Thomas MacLaren was the go-to architect in Colorado Springs in the first quarter of the 20th century. He designed scores of buildings, most of which still stand. No job was too small, and none were too big. He didn’t restrict himself to any particular style, and respected the intelligence and ambition of his clients. Born in 1863 in Scotland, he came to Colorado Springs at the turn of the century and got to work. You recognize his work by its grace, enduring beauty and continuing utility. Consider City Hall, City Auditorium, Sacred Heart Church, North and West Junior High schools (now middle schools) and Carnegie Libraries in
the Springs, Manitou, Salida and Boulder.
Sacred Heart, located on the northeast corner of 21st Street and Colorado Avenue, shows that MacLaren wasn’t limited to gloomy buildings. As Cathleen Norman noted in In & Around Old
Colorado City: A Walking Tour, “[Sacred Heart] was patterned after the old Mission Church of San Felipe in Arizona, which has two doomed corner towers.” It’s a cheerful pink stucco structure, one that soothes congregants and neighbors alike. Erected in 1922, it has aged gracefully even as the neighborhood has changed over time.
Sadly, MacLaren has no peers. Thirteen of his buildings are listed on the National Register of Historic Places, including City Hall and the Aud, and half a dozen are in the North End Historic District. As a local journalist observed in 1902, applauding the plans for a new City Hall, “Since the founding of the city, both the municipal and county
offices have been housed in cheap, ramshackle buildings, entirely incommensurate to the dignity and standing of Colorado Springs and El Paso County.”
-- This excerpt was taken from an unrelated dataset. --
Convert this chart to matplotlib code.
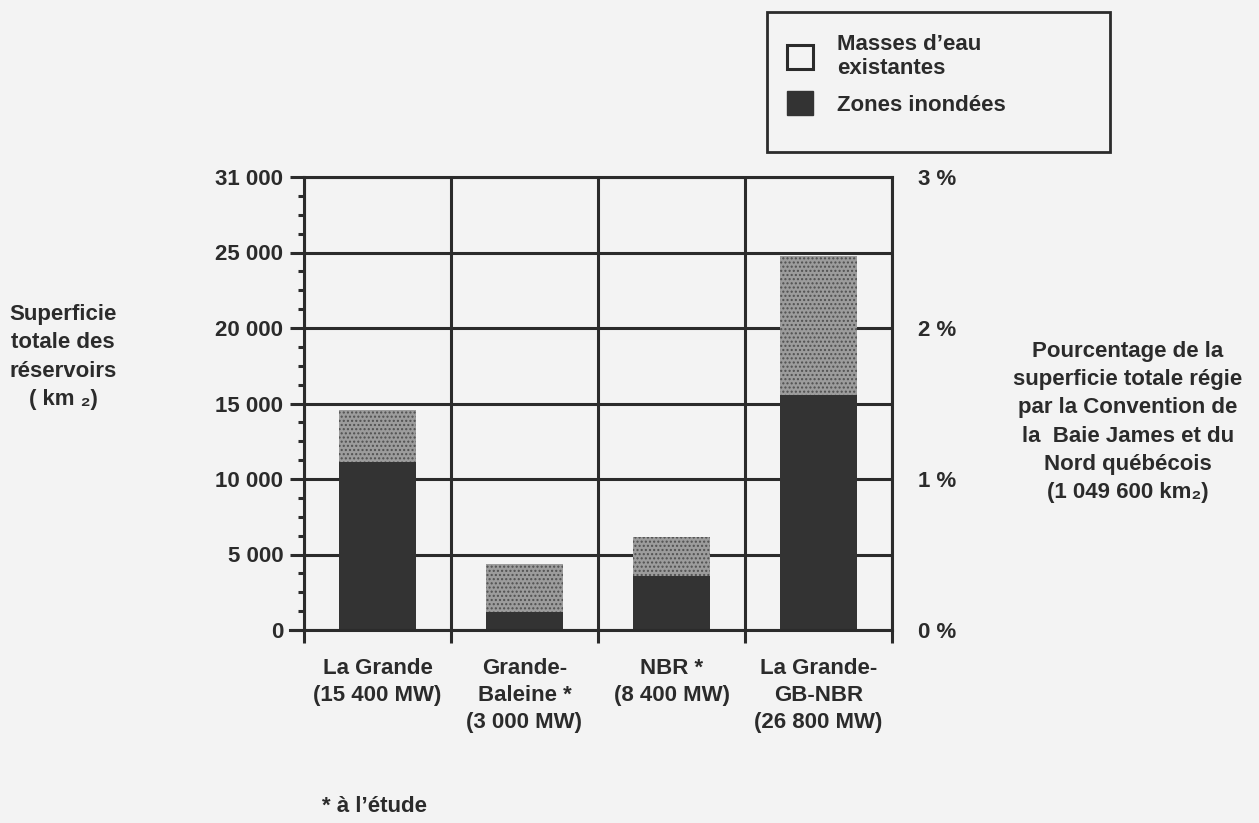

There have been many fine architects in the region during the last century, but none with MacLaren’s portfolio. RTA Architects has done good work for decades, especially with the Pikes Peak Summit Visitor Center, but architectural firms today are collaborative, collective and corporate — no more one- and two-person firms. U.S. Olympic & Paralympic Museum architects Diller Scofidio + Renfro have made quite a splash, but will they ever design another structure in our fair city?
Seems unlikely, unless Dick Celeste has some magnificently expensive Downtown scheme. Couldn’t he just partner with Perry Sanders, Phil Anschutz and DS+R to build a 150-story building that will make everything in the city look ramshackle?